Including Ambiguous Plan Language Verbatim In the SPD Can Effectively Eliminate Discretion to Interpret It — At Least in the Fifth Circuit
In Koehler v. Aetna Health, Inc., 683 F.3d 182 (5th Cir. 2012), the Fifth Circuit criticized a health insurer for having an SPD that mirrored the plan, and held that Cigna v. Amara did not prevent the terms of the SPD from impacting plan interpretation.
The plaintiff, a participant in an HMO, suffered from sleep apnea, for which her physicians recommended treatment by an outside specialist. Aetna denied covered for the treatment, asserting that the plan required pre-authorization for an outside referral. The parties’ dispute centered around a specific provision in the Certificate of Coverage (“COC”), which the court found was ambiguous with respect to the need for pre-authorization for outside services rendered on an ad hoc basis.
The court noted at the outset something that is common in recent-vintage plans: the plan functions as an SPD. As the court explained: “in addition to appearing in the plan, the COC’s text also constitutes the ‘summary plan description’ which ERISA requires plan administrators to provide to participants and beneficiaries. Thus, although a plan summary is a separate document from the plan itself, in this case the summary’s text is simply a verbatim copy of the underlying plan provisions.”
The court next noted that, although Aetna had discretionary authority to interpret the plan (and therefore “discretion to resolve ambiguities in the plan language in its favor”), its “discretion to resolve ambiguities in the plan does not extend to the plan summary, notwithstanding that in this instance the summary is a verbatim copy of text in the plan [emphasis by the court].” The court continued that ambiguities in an SPD must be resolved in favor of the beneficiary, because SPDs are to be written in a manner to be understood by the average participant. On this basis, the court held:
Therefore, when considering the COC as a plan summary we must resolve its ambiguity against requiring pre-authorization of ad hoc outside services. That of course diverges from the interpretation Aetna has given to identical language in the underlying plan. If that outcome seems puzzling, the anomaly is traceable to Aetna’s curious decision to use identical language in both plan and plan summary—documents that serve quite different functions and are accordingly subject to differing interpretative standards.
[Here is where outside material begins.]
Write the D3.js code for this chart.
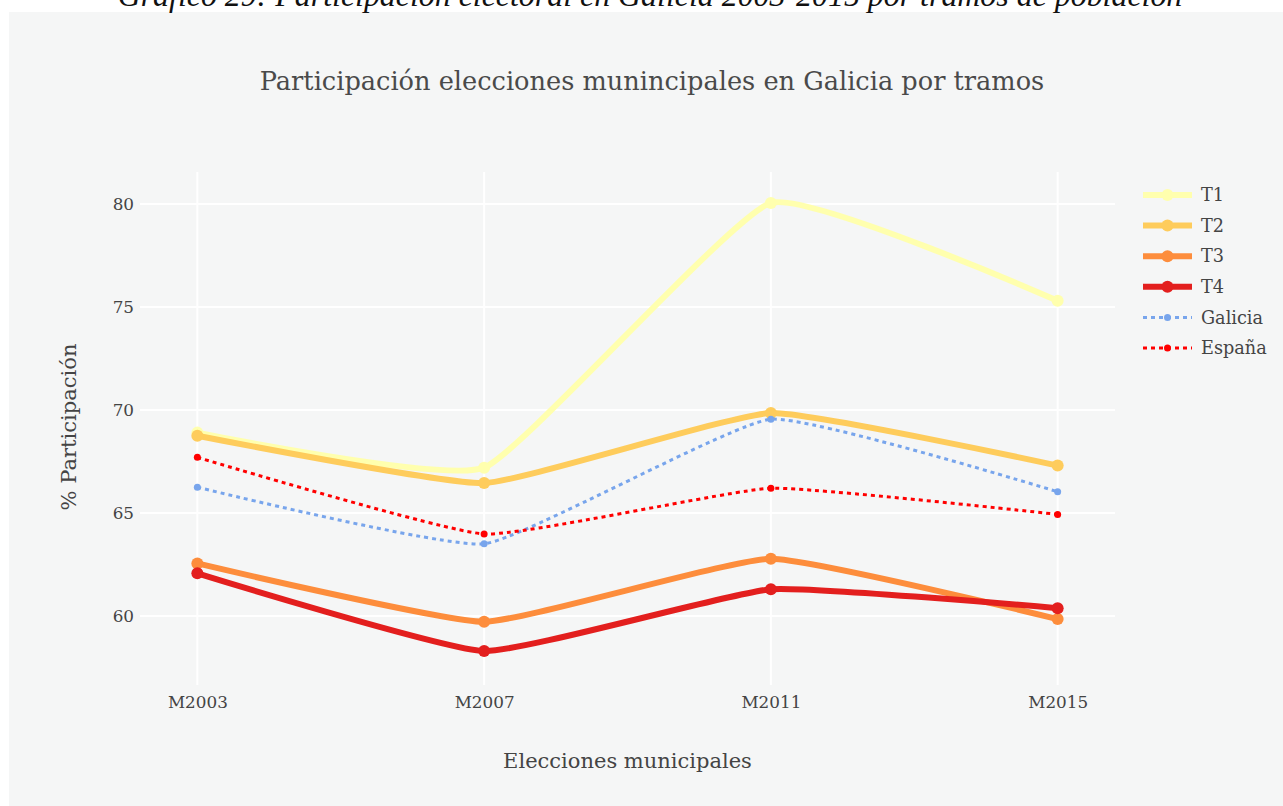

Thus, the court held, a plan administrator or fiduciary can effectively lose the discretion to interpret a plan if the same language is included in the SPD.
The court held that Cigna v. Amara did not prevent this result, even though Amara held that “the text of § 1132(a)(1)(B) does not authorize courts to enforce the terms of a plan summary[.]” The Fifth Circuit explained its reasoning as follows:
Section 1132(a)(1)(B) does, however, allow courts to “look outside the plan’s written language in deciding what those terms are, i.e., what the language means ….” CIGNA, 131 S Ct. at 1877. Also, even if the plan’s language unambiguously supports the administrator’s decision, a beneficiary may still seek to hold the administrator to conflicting terms in the plan summary through a breach-of-fiduciary-duty claim under § 1132(a)(3). CIGNA, 131 S.Ct. at 1878–82.138910
Thus, CIGNA changes our case law to the extent that the plan text ultimately controls the administrator’s obligations in a § 1132(a)(1)(B) action, but CIGNA does not disturb our prior holdings that (1) ambiguous plan language be given a meaning as close as possible to what is said in the plan summary, and (2) plan summaries be interpreted in light of the applicable statutes and regulations.
Here, the court held, ERISA regulations required the SPD to include either the pre-authorization requirement or a reference to where it could be found in close conjunction with the description of benefits. Having failed to do that in the SPD, Aetna could not interpret the plan as requiring pre-authorization.
The court also gave weight to the apparent fact that the plaintiff’s doctors, who were part of the HMO, did not know of the pre-authorization requirement. The court observed that “it smacks of bad faith to invoke pre-authorization if that requirement is unknown to both doctors and patients in the HMO.” It did, however, state that it was not finding bad faith, nor was it requiring the district court to consider bad faith on remand.
Finally, the court instructed the district court on remand to consider Aetna’s argument that the plaintiff had failed to exhaust her administrative remedies. Though it said that it was not pre-judging that defense, it noted that, if the plan failed to establish or follow reasonable claims procedures, the plaintiff would be deemed to have exhausted her administrative remedies. It then stated: “It is difficult to see how Aetna’s leaving both Koehler and her doctors ignorant of the pre-authorization requirement would not ‘inhibit or hamper[ ]’ her from initiating the procedures necessary for her to realize her entitlements under the plan” which presumably would make its claim procedures unreasonable.